- Interactive map of Cemetery of Prado do Repouso

Details
- Established: 18th century
- Location: Cedofeita, Santo Ildefonso, Sé, Miragaia, São Nicolau e Vitória
- Country: Portugal
- Coordinates: 41°08′30″N 8°35′43.8″W﻿ / ﻿41.14167°N 8.595500°W
- Style: Neoclassical, Neo-Gothic
- Owned by: Portuguese Republic
- Size: 10 square kilometres (3.9 sq mi)
- Website: Official Site

= Cemetery of Prado do Repouso =

Cemetery in Porto, Portugal

The Cemetery of Prado do Repouso (Cemitério do Prado do Repouso) is a cemetery in the civil parish of Bonfim, in the northern Portuguese municipality of Porto.

==History==

The lands, today occupied by the cemetery, were part of the bishop's Quinta do Prado in the 16th century. The lands were part of an estate over the river, transformed by D. Frei Marcos of Lisboa, against the interests of the Portuense prelates, in order to shelter sick clerics or those that required respite from their works. Unfortunately, the site was never used for this purpose. The site had a small chapel dedicated to São Tomás, likely associated with bishop D. Tomás de Almeida, in addition to two mills alongside the meadow.

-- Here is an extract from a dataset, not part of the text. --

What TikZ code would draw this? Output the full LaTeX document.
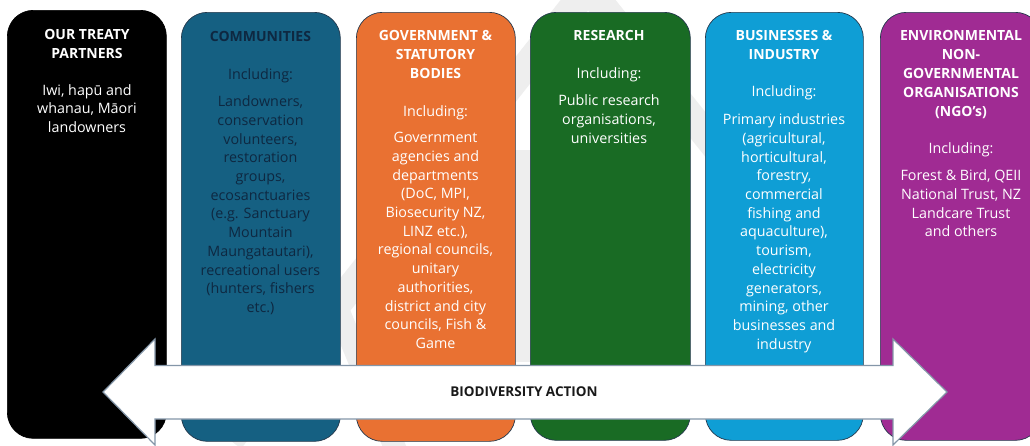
\documentclass[tikz,border=0pt]{standalone}
\usepackage{fontspec}
\setmainfont{Open Sans}
\definecolor{ink}{HTML}{0E2841}
\definecolor{edge}{HTML}{24384C}
\definecolor{cblack}{HTML}{000000}
\definecolor{cteal}{HTML}{156082}
\definecolor{corange}{HTML}{E97132}
\definecolor{cgreen}{HTML}{196B24}
\definecolor{cblue}{HTML}{0F9ED5}
\definecolor{cpurple}{HTML}{A02B93}
\definecolor{arrowedge}{HTML}{8496A8}
\definecolor{wmark}{HTML}{EEEEEE}
% centred stack of lines, aligned on the first baseline
\newcommand\lineset[1]{\begin{tabular}[t]{@{}c@{}}#1\end{tabular}}
\begin{document}
\begin{tikzpicture}[x=1pt,y=-1pt,
  box/.style={rectangle, rounded corners=26pt, draw=edge, line width=0.7pt,
    inner sep=0pt, anchor=north west, minimum width=159pt},
  head/.style={anchor=base, inner sep=0pt, font=\fontsize{14}{19}\selectfont\bfseries},
  incl/.style={anchor=base, inner sep=0pt, font=\fontsize{14.3}{18.7}\selectfont},
  body/.style={anchor=base, inner sep=0pt, font=\fontsize{14.3}{18.7}\selectfont},
  wm/.style={draw=wmark, line width=28pt}]
\clip (0,0) rectangle (1030,445);
\fill[white] (0,0) rectangle (1030,445);

% faint background chevron
\draw[wm] (230,440) -- (588,-12) -- (790,240);
\draw[wm, line width=22pt] (330,290) -- (400,460);
\fill[wmark] (512,150) -- (534,150) -- (534,362) -- (512,362) -- cycle;

% columns
\node[box, fill=cblack, draw=cblack, minimum height=428pt] (partners) at (7,10) {};
\node[box, fill=cteal, minimum height=429pt] (communities) at (181,12) {};
\node[box, fill=corange, minimum height=429pt] (government) at (356,12) {};
\node[box, fill=cgreen, minimum height=428pt, minimum width=160pt] (research) at (530,12) {};
\node[box, fill=cblue, minimum height=428pt, minimum width=158pt] (business) at (705,12) {};
\node[box, fill=cpurple, minimum height=428pt, minimum width=161pt] (ngo) at (880,12) {};

% treaty partners
\node[head, text=white] (partnersT) at (87,39.3) {\lineset{OUR TREATY\\PARTNERS}};
\node[body, text=white] (partnersB) at (87,95) {\lineset{Iwi, hapū and\\whanau, Māori\\landowners}};

% communities
\node[head, text=ink] (communitiesT) at (260.5,41) {\lineset{COMMUNITIES}};
\node[incl, text=ink] (communitiesI) at (260.5,79.5) {Including:};
\node[body, text=ink] (communitiesB) at (260.5,106.7) {\lineset{Landowners,\\conservation\\volunteers,\\restoration\\groups,\\ecosanctuaries\\(e.g. Sanctuary\\Mountain\\Maungatautari),\\recreational users\\(hunters, fishers\\etc.)}};

% government
\node[head, text=white] (governmentT) at (435.5,40) {\lineset{GOVERNMENT \&\\STATUTORY\\BODIES}};
\node[incl, text=white] (governmentI) at (435.5,116.7) {Including:};
\node[body, text=white] (governmentB) at (435.5,142.7) {\lineset{Government\\agencies and\\departments\\(DoC, MPI,\\Biosecurity NZ,\\LINZ etc.),\\regional councils,\\unitary\\authorities,\\district and city\\councils, Fish \&\\Game}};

% research
\node[head, text=white] (researchT) at (609,40) {\lineset{RESEARCH}};
\node[incl, text=white] (researchI) at (609,78.3) {Including:};
\node[body, text=white] (researchB) at (609,105.7) {\lineset{Public research\\organisations,\\universities}};

% businesses
\node[head, text=white] (businessT) at (784,40) {\lineset{BUSINESSES \&\\INDUSTRY}};
\node[incl, text=white] (businessI) at (784,96.7) {Including:};
\node[body, text=white] (businessB) at (784,124.7) {\lineset{Primary industries\\(agricultural,\\horticultural,\\forestry,\\commercial\\fishing and\\aquaculture),\\tourism,\\electricity\\generators,\\mining, other\\businesses and\\industry}};

% environmental NGOs
\node[head, text=white] (ngoT) at (961,40) {\lineset{ENVIRONMENTAL\\NON-\\GOVERNMENTAL\\ORGANISATIONS\\(NGO’s)}};
\node[incl, text=white] (ngoI) at (961,153) {Including:};
\node[body, text=white] (ngoB) at (961,180.7) {\lineset{Forest \& Bird, QEII\\National Trust, NZ\\Landcare Trust\\and others}};

% two-headed arrow across the columns
\filldraw[fill=white, draw=arrowedge, line width=1.2pt, line join=miter]
  (103,392) -- (155,339) -- (155,365.5) -- (893,365.5) -- (893,339)
  -- (947,392) -- (893,445) -- (893,419) -- (155,419) -- (155,445) -- cycle;
\node[anchor=base, inner sep=0pt, font=\fontsize{13.5}{16}\selectfont\bfseries, text=black!90]
  (action) at (524,396) {BIODIVERSITY ACTION};
\end{tikzpicture}
\end{document}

In 1804, D. António de S. José e Castro, founded on the Quinta do Prado the Diocesanal Seminary of Porto. At this time, construction on the church to the invocation of São Victor (today the actually cemetery chapel).

Between 1832 and 1834, during the Liberal Wars, under the initiative of prelate D. João de Magalhães e Avelar, the site was abandoned and the buildings were burned-down during the encirclement of Porto. In 1835, the regency began regulating and prohibiting burials inside churches and private cemeteries, with burials being regulated by the State. On 3 April 1839, bishop D. Manuel de Santa Inês complained that he was not being able to dispose the property. It was selected as a cemetery location during this era, owing to its position outside the urban area, it was already walled-in and landscaped for the purpose, in addition to annexes and ancillary buildings existed around it. The municipal council authorized public works to adapt part of the meadow, cemetery and unfinished seminary lands. The uncompleted church of São Victor, were incorporated into the lands destined for the cemetery and was renamed as the Capela do Cemitério do Prado do Repouso (Chapel of the Cemetery of Prado do Repouso). The alterations were blessed and the first stone placed by D. Frei Manuel de Santa Inês. In December, the site was inaugurated with the burial of the mortal remains of Francisco de Almada Mendonça (provedor between 1794 and 1804 of the private chapel of the Misericórdia of Porto.

On 10 December 1896, a petition to construct a western chapel, to be consigned for the Christian Order of Carmel.

In 1922, António Maria Leite, made a request to construct the first chapel-tomb for his family.

In 1989, the cemetery celebrated its 150 years of service.

The chapel's interior was restored in 1998, that involved treatment, conservation and restoration of supports and stucco ornamental structures; the mural painting in the chancel and nave; the repairs to cornerstones; the gilding of woods and decorative polychromatic stuccoes; repair to stone pavement and of cast-iron elements and artistic joinery. This also included the consolidation of traditional mortars and paint. Additional repairs were undertaken in 2018, that included works of conservation and restoration in exterior and interior.

==Architecture==
The cemetery is located in an isolated urban area, implanted on a plain, delimited in the east by industrial buildings, to the north and west by residential buildings and south by a building of the Colégio dos Órfãos (orphan college).